On the morning of January 7, 1979 a small unit of the Vietnamese army swept into Phnom Penh virtually without firing a shot and ended the violent reign of the Khmer Rouge. It also dealt a heavy blow to China. The Vietnamese victory, however, turned out to be hollow, literally and metaphorically.
Hours earlier, the leaders of Democratic Kampuchea had fled the capital’s wide coconut tree-lined boulevards. The rumble of Vietnamese tanks and jeeps echoed from the abandoned buildings forcibly evacuated four years before when the Khmer Rouge had swept into power. Small numbers of Khmer Rouge cadres, soldiers, and families who camped out in the ghost city had been rushed to the station to cling to a train leaving for Battambang. The train carried Pol Pot’s brother-in-law Ieng Sary and other senior officials. There were decomposing bodies on the street but most overpowering was the stench of rotting fish.

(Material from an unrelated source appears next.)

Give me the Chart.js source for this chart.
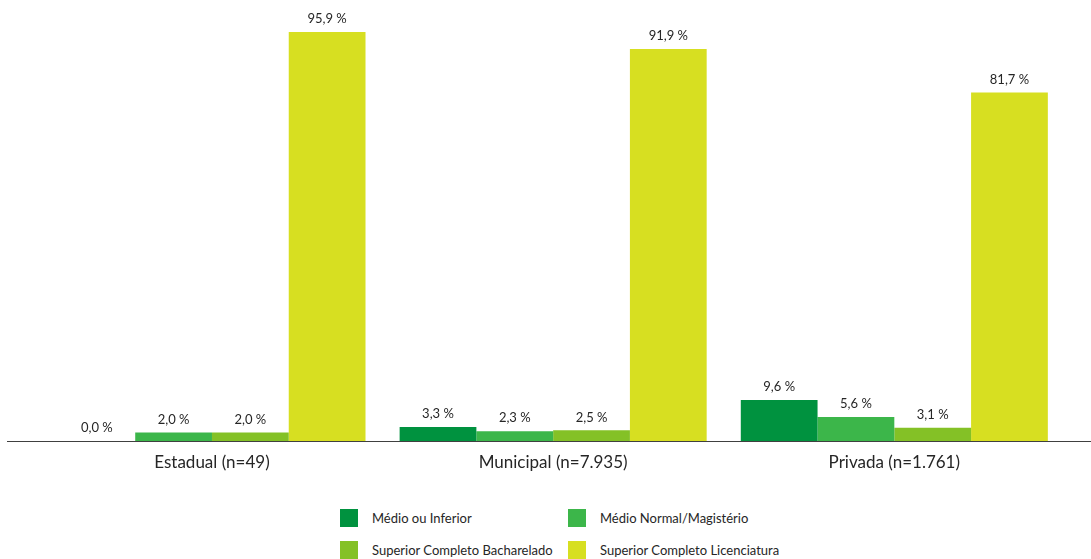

Residents would have no chance to savor the precious catch, piled high and abandoned, from the annual fishing season on the Tonle Sap.
The smelly shell of a capital devoid of inhabitants that the Vietnamese army took over in 1979 could not have been more different from the bustling Saigon that Hanoi troops had stormed into four years before – ironically, days after the Khmer Rouge took over Phnom Penh. On April 30, 1975 I watched North Vietnamese tanks crash through the gates of the presidential palace and raise the communist flag. Ironically, the North Vietnamese colonel Bui Tin, who was present at the palace to take the surrender of the last president of South Vietnam, found himself in Phnom Penh four years later too. But this time there was no surrender to receive. He hovered over the abandoned capital in a helicopter.